Although Wilson's film won't dock in public for months (a Valley Art Theatre screening is a definite possibility), advance word of his strange venture has already piqued the curiosity of several cast members from the original film. Through an intermediary, Pamela Sue Martin sent a note saying that it sounded like Wilson was having a lot more fun than the cast of the real movie ever had. From Stella Stevens came a personally inscribed 8 x 10 glossy with a handbag reference. ("I do have a purse to match--but lost it when we turned over.")

And during a recent phone interview from her home in Malibu, Carol Lynley praised photos of the action figures a mutual friend had shown her. "I think they're very nice," says Lynley, whose "Nonnie" character figures prominently in the twist ending of Wilson's movie. "I thought that my doll looked like Linda Evans, though," the actress says, laughing.

One Poseidon alum who probably won't be filing any positive reports on Wilson's work is Shelley Winters: Her doll was modeled on a John Goodman action figure from Blues Brothers 2000.

Smiling wryly, Wilson claims the unflattering figure is a payback of sorts: As a teenager, he once sent Winters a packet of pictures from one of his Poseidon parties, along with a letter asking specific questions about the film's production.

Winters' response? Across his cover letter, a hastily scribbled "What you saw was what you got."

What Wilson's audiences will eventually get is something considerably more personal. When they'll get it is another question.
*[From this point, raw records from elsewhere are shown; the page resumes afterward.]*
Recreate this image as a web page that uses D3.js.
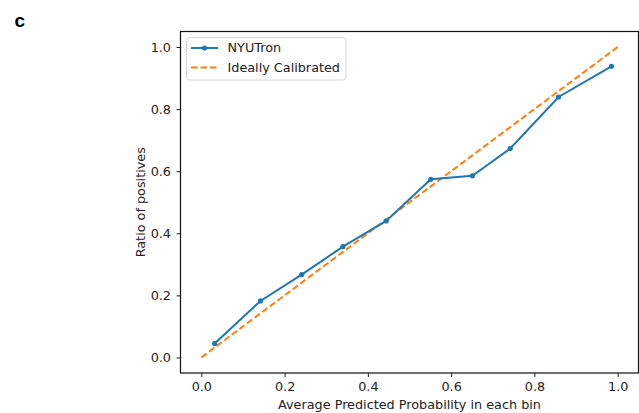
<!DOCTYPE html>
<meta charset="utf-8">
<script src="https://d3js.org/d3.v7.min.js"></script>
<style>
  body { margin: 0; background: #fff; }
  text { font-family: "DejaVu Sans", sans-serif; }
</style>
<div id="chart"></div>
<script>
// calibration bins
var binProb = [0.032, 0.142, 0.241, 0.340, 0.444, 0.551, 0.651, 0.742, 0.858, 0.985];
var binPos  = [0.045, 0.182, 0.267, 0.357, 0.440, 0.574, 0.585, 0.673, 0.839, 0.938];
var idealLine = [0, 1];
var tickVals = [0, 0.2, 0.4, 0.6, 0.8, 1.0];
var seriesNames = ["NYUTron", "Ideally Calibrated"];

var W = 639, H = 413;
var svg = d3.select("#chart").append("svg")
    .attr("width", W)
    .attr("height", H);

// plot box
var boxL = 180.5, boxR = 638.5, boxT = 31.5, boxB = 373;

var x = d3.scaleLinear().domain([-0.05, 1.05]).range([boxL, boxR]);
var y = d3.scaleLinear().domain([-0.05, 1.05]).range([boxB, boxT]);

// panel letter
svg.append("text")
    .attr("x", 14.5)
    .attr("y", 27)
    .style("font-family", "'Liberation Sans', Arial, sans-serif")
    .style("font-weight", "bold")
    .style("font-size", "19px")
    .text("c");

// axes
var xAxis = svg.append("g")
    .attr("transform", "translate(0," + boxB + ")")
    .call(d3.axisBottom(x).tickValues(tickVals).tickFormat(d3.format(".1f")).tickSize(4).tickPadding(5).tickSizeOuter(0));
var yAxis = svg.append("g")
    .attr("transform", "translate(" + boxL + ",0)")
    .call(d3.axisLeft(y).tickValues(tickVals).tickFormat(d3.format(".1f")).tickSize(4).tickPadding(5.5).tickSizeOuter(0));

[xAxis, yAxis].forEach(function(a) {
  a.selectAll("text").style("font-size", "12.8px").style("font-family", "'DejaVu Sans', sans-serif").attr("fill", "#222");
  a.selectAll("line").attr("stroke", "#222").attr("stroke-width", 1);
  a.select(".domain").remove();
});

// frame
svg.append("rect")
    .attr("x", boxL)
    .attr("y", boxT)
    .attr("width", boxR - boxL)
    .attr("height", boxB - boxT)
    .attr("fill", "none")
    .attr("stroke", "#111")
    .attr("stroke-width", 1.2);

// axis labels
svg.append("text")
    .attr("x", (boxL + boxR) / 2)
    .attr("y", 409)
    .attr("text-anchor", "middle")
    .style("font-size", "12.8px")
    .attr("fill", "#222")
    .text("Average Predicted Probability in each bin");

svg.append("text")
    .attr("transform", "translate(145," + ((boxT + boxB) / 2) + ") rotate(-90)")
    .attr("text-anchor", "middle")
    .style("font-size", "12.8px")
    .attr("fill", "#222")
    .text("Ratio of positives");

// ideal line
svg.append("line")
    .attr("x1", x(idealLine[0])).attr("y1", y(idealLine[0]))
    .attr("x2", x(idealLine[1])).attr("y2", y(idealLine[1]))
    .attr("stroke", "#ff7f0e")
    .attr("stroke-width", 2)
    .attr("stroke-dasharray", "6.5,3");

// NYUTron curve
var pts = binProb.map(function(p, i) { return [p, binPos[i]]; });
svg.append("path")
    .datum(pts)
    .attr("fill", "none")
    .attr("stroke", "#1f77b4")
    .attr("stroke-width", 2)
    .attr("d", d3.line().x(function(d) { return x(d[0]); }).y(function(d) { return y(d[1]); }));

svg.selectAll(".dot")
    .data(pts)
    .enter().append("circle")
    .attr("class", "dot")
    .attr("cx", function(d) { return x(d[0]); })
    .attr("cy", function(d) { return y(d[1]); })
    .attr("r", 2.6)
    .attr("fill", "#1f77b4");

// legend
var lg = svg.append("g").attr("transform", "translate(186.5,37.5)");
lg.append("rect")
    .attr("width", 159.5)
    .attr("height", 42.5)
    .attr("rx", 3)
    .attr("fill", "#fff")
    .attr("fill-opacity", 0.8)
    .attr("stroke", "#d6d6d6");

lg.append("line")
    .attr("x1", 4.5).attr("x2", 31.5).attr("y1", 10.5).attr("y2", 10.5)
    .attr("stroke", "#1f77b4").attr("stroke-width", 2);
lg.append("circle")
    .attr("cx", 18).attr("cy", 10.5).attr("r", 2.6).attr("fill", "#1f77b4");
lg.append("line")
    .attr("x1", 4.5).attr("x2", 31.5).attr("y1", 30).attr("y2", 30)
    .attr("stroke", "#ff7f0e").attr("stroke-width", 2)
    .attr("stroke-dasharray", "6.5,3");

lg.selectAll(".lab")
    .data(seriesNames)
    .enter().append("text")
    .attr("class", "lab")
    .attr("x", 41)
    .attr("y", function(d, i) { return 10.5 + i * 19.5; })
    .attr("dy", "0.35em")
    .style("font-size", "12.8px")
    .attr("fill", "#222")
    .text(function(d) { return d; });
</script>
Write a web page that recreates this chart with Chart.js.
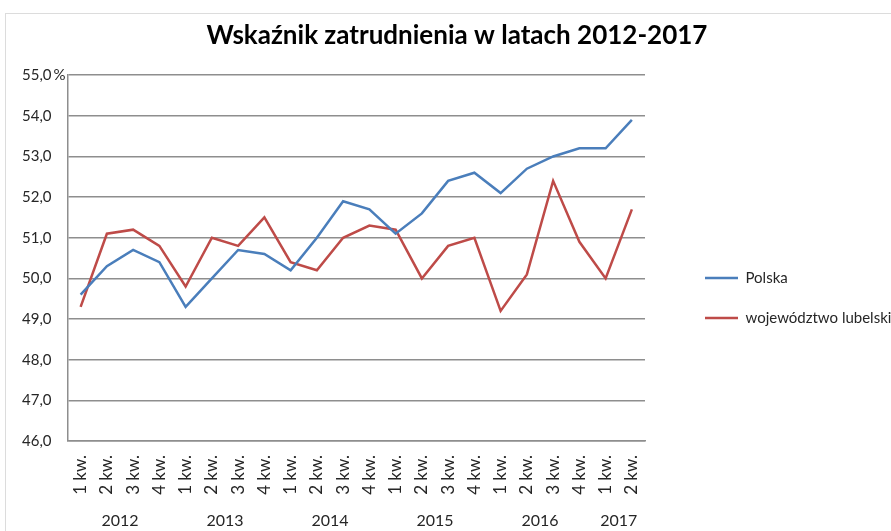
<!DOCTYPE html>
<html lang="pl">
<head>
<meta charset="utf-8">
<script src="https://cdn.jsdelivr.net/npm/chart.js@4/dist/chart.umd.min.js"></script>
<style>
html, body { margin: 0; padding: 0; background: #fff; overflow: hidden; }
.ramka { position: absolute; left: 5px; top: 13px; width: 903px; height: 520px; border: 1px solid #dcdcdc; border-right: none; box-sizing: border-box; background: #fff; }
</style>
</head>
<body>
<div class="ramka"><canvas id="wykres"></canvas></div>
<script>
// DANE
const kwartaly = ['1 kw.', '2 kw.', '3 kw.', '4 kw.', '1 kw.', '2 kw.', '3 kw.', '4 kw.', '1 kw.', '2 kw.', '3 kw.', '4 kw.',
    '1 kw.', '2 kw.', '3 kw.', '4 kw.', '1 kw.', '2 kw.', '3 kw.', '4 kw.', '1 kw.', '2 kw.'];
const lata = ['2012', '2013', '2014', '2015', '2016', '2017'];
const kwartalyWRoku = [4, 4, 4, 4, 4, 2];
const polska = [49.6, 50.3, 50.7, 50.4, 49.3, 50.0, 50.7, 50.6, 50.2, 51.0, 51.9, 51.7,
    51.1, 51.6, 52.4, 52.6, 52.1, 52.7, 53.0, 53.2, 53.2, 53.9];
const lubelskie = [49.3, 51.1, 51.2, 50.8, 49.8, 51.0, 50.8, 51.5, 50.4, 50.2, 51.0, 51.3,
    51.2, 50.0, 50.8, 51.0, 49.2, 50.1, 52.4, 50.9, 50.0, 51.7];

// srodki grup kwartalow dla podpisow lat
const srodkiLat = [];
let start = 0;
for (let i = 0; i < kwartalyWRoku.length; i++) {
    srodkiLat.push(start + (kwartalyWRoku[i] - 1) / 2);
    start += kwartalyWRoku[i];
}

const kolorSiatki = '#8e8e8e';
const czcionka = 'Lato, "Liberation Sans", sans-serif';
Chart.defaults.font.family = czcionka;
Chart.defaults.color = '#262626';

// znak % przy najwyzszej wartosci osi
const procent = {
    id: 'procent',
    afterDraw(chart) {
        const y = chart.scales.y;
        const ctx = chart.ctx;
        ctx.save();
        ctx.font = '15px ' + czcionka;
        ctx.fillStyle = '#262626';
        ctx.textBaseline = 'middle';
        ctx.textAlign = 'left';
        ctx.fillText('%', y.right - 14, y.getPixelForValue(55));
        ctx.restore();
    }
};

const wykres = document.getElementById('wykres');
new Chart(wykres, {
    type: 'line',
    data: {
        labels: kwartaly,
        datasets: [{
            label: 'Polska',
            data: polska,
            borderColor: '#4a7ebb',
            backgroundColor: '#4a7ebb',
            borderWidth: 2.5,
            pointRadius: 0,
            tension: 0
        }, {
            label: 'województwo lubelskie',
            data: lubelskie,
            borderColor: '#be4b48',
            backgroundColor: '#be4b48',
            borderWidth: 2.5,
            pointRadius: 0,
            tension: 0
        }]
    },
    options: {
        responsive: true,
        maintainAspectRatio: false,
        animation: false,
        layout: {
            padding: { left: 0, right: 0, top: 0, bottom: 2 }
        },
        plugins: {
            title: {
                display: true,
                text: 'Wskaźnik zatrudnienia w latach 2012-2017',
                color: '#000',
                font: { size: 26, weight: 'bold' },
                padding: { top: 6, bottom: 24 }
            },
            legend: {
                position: 'right',
                maxWidth: 228,
                title: {
                    display: true,
                    text: '',
                    font: { size: 15 },
                    padding: { top: 0, bottom: 34 }
                },
                labels: {
                    usePointStyle: true,
                    pointStyle: 'line',
                    pointStyleWidth: 33,
                    boxHeight: 15,
                    padding: 25,
                    color: '#262626',
                    font: { size: 15 }
                }
            },
            tooltip: { enabled: false }
        },
        scales: {
            y: {
                min: 46,
                max: 55,
                ticks: {
                    stepSize: 1,
                    padding: 16,
                    font: { size: 15 },
                    callback: (v) => v.toFixed(1).replace('.', ',')
                },
                grid: { color: kolorSiatki, lineWidth: 1.5, drawTicks: false },
                border: { color: kolorSiatki, width: 1.5 }
            },
            x: {
                weight: 0,
                offset: true,
                afterFit: (skala) => { skala.height = 65; },
                grid: { display: false, drawTicks: false },
                border: { color: kolorSiatki, width: 1.5 },
                ticks: {
                    minRotation: 90,
                    maxRotation: 90,
                    autoSkip: false,
                    padding: 14,
                    font: { size: 17 }
                }
            },
            lata: {
                type: 'linear',
                position: 'bottom',
                weight: 1,
                min: -0.5,
                max: kwartaly.length - 0.5,
                afterBuildTicks: (skala) => {
                    skala.ticks = srodkiLat.map(v => ({ value: v }));
                },
                afterFit: (skala) => { skala.height = 24; },
                grid: { display: false, drawTicks: false },
                border: { display: false },
                ticks: {
                    autoSkip: false,
                    maxRotation: 0,
                    padding: 5,
                    font: { size: 16 },
                    callback: (v, i) => lata[i]
                }
            },
            odstep: {
                type: 'linear',
                position: 'right',
                display: true,
                afterFit: (skala) => { skala.width = 35; },
                grid: { display: false },
                border: { display: false },
                ticks: { display: false }
            }
        }
    },
    plugins: [procent]
});
</script>
</body>
</html>
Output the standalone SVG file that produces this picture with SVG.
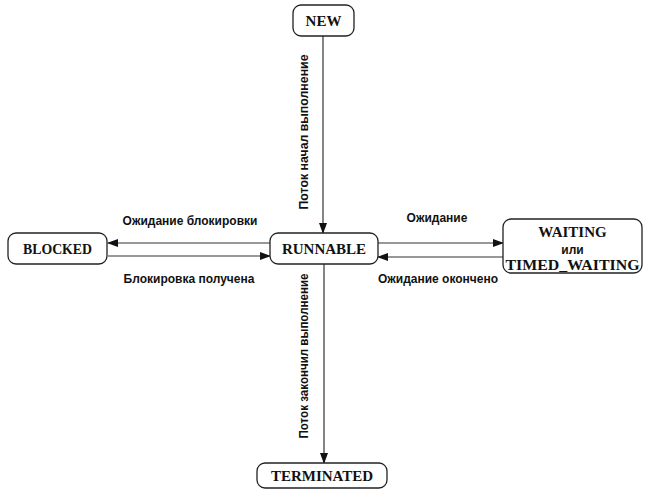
<svg xmlns="http://www.w3.org/2000/svg" width="650" height="500" viewBox="0 0 650 500">
<style>
.box{fill:#fff;stroke:#222;stroke-width:1.3}
.nt{font-family:"Liberation Serif",serif;font-weight:bold;font-size:15px;fill:#111;text-anchor:middle}
.et{font-family:"Liberation Sans",sans-serif;font-weight:bold;font-size:12px;fill:#111;text-anchor:middle}
.ln{stroke:#333;stroke-width:1.2;fill:none;marker-end:url(#ah)}
</style>
<defs>
<marker id="ah" markerWidth="11" markerHeight="8" refX="10" refY="4" orient="auto" markerUnits="userSpaceOnUse">
<path d="M0,0 L11,4 L0,8 Z" fill="#111"/>
</marker>
</defs>
<rect width="650" height="500" fill="#fff"/>
<g id="connectors">
<line class="ln" x1="323" y1="36" x2="323" y2="233"/>
<line class="ln" x1="270" y1="243" x2="108" y2="243"/>
<line class="ln" x1="108" y1="256" x2="270" y2="256"/>
<line class="ln" x1="378" y1="243" x2="503" y2="243"/>
<line class="ln" x1="503" y1="257" x2="378" y2="257"/>
<line class="ln" x1="324" y1="264" x2="324" y2="463"/>
<text class="et" transform="translate(308,132) rotate(-90)" textLength="155" lengthAdjust="spacingAndGlyphs">Поток начал выполнение</text>
<text class="et" transform="translate(308,356) rotate(-90)" textLength="165" lengthAdjust="spacingAndGlyphs">Поток закончил выполнение</text>
<text class="et" x="190" y="225">Ожидание блокировки</text>
<text class="et" x="189" y="283">Блокировка получена</text>
<text class="et" x="437" y="222">Ожидание</text>
<text class="et" x="438" y="283">Ожидание окончено</text>
</g>
<g id="NEW">
<rect class="box" x="293" y="5" width="61" height="31" rx="8"/>
<text class="nt" x="323.5" y="26">NEW</text>
</g>
<g id="RUNNABLE">
<rect class="box" x="270" y="233" width="108" height="31" rx="8"/>
<text class="nt" x="324" y="254">RUNNABLE</text>
</g>
<g id="BLOCKED">
<rect class="box" x="8" y="233" width="99" height="31" rx="8"/>
<text class="nt" x="57.5" y="254" textLength="69" lengthAdjust="spacingAndGlyphs">BLOCKED</text>
</g>
<g id="WAITING">
<rect class="box" x="503" y="219" width="139" height="54" rx="8"/>
<text class="nt" x="572.5" y="237">WAITING</text>
<text class="et" x="572.5" y="254">или</text>
<text class="nt" x="572.5" y="270" textLength="134" lengthAdjust="spacingAndGlyphs">TIMED_WAITING</text>
</g>
<g id="TERMINATED">
<rect class="box" x="257" y="463" width="130" height="25" rx="8"/>
<text class="nt" x="322" y="481">TERMINATED</text>
</g>
</svg>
Wading into a den/editing room knee deep in dozens of videocassettes, Wilson seems temporarily overwhelmed by the wave of Poseidonmania that has engulfed his life.

Explaining that he hopes to finish The Purseidon Adventure in time to enter it in a San Francisco film festival this autumn, he shrugs. "It'll be done when it's done, I guess."

Or, to crib a line from his own script, "It ain't over 'til the fat lady swims."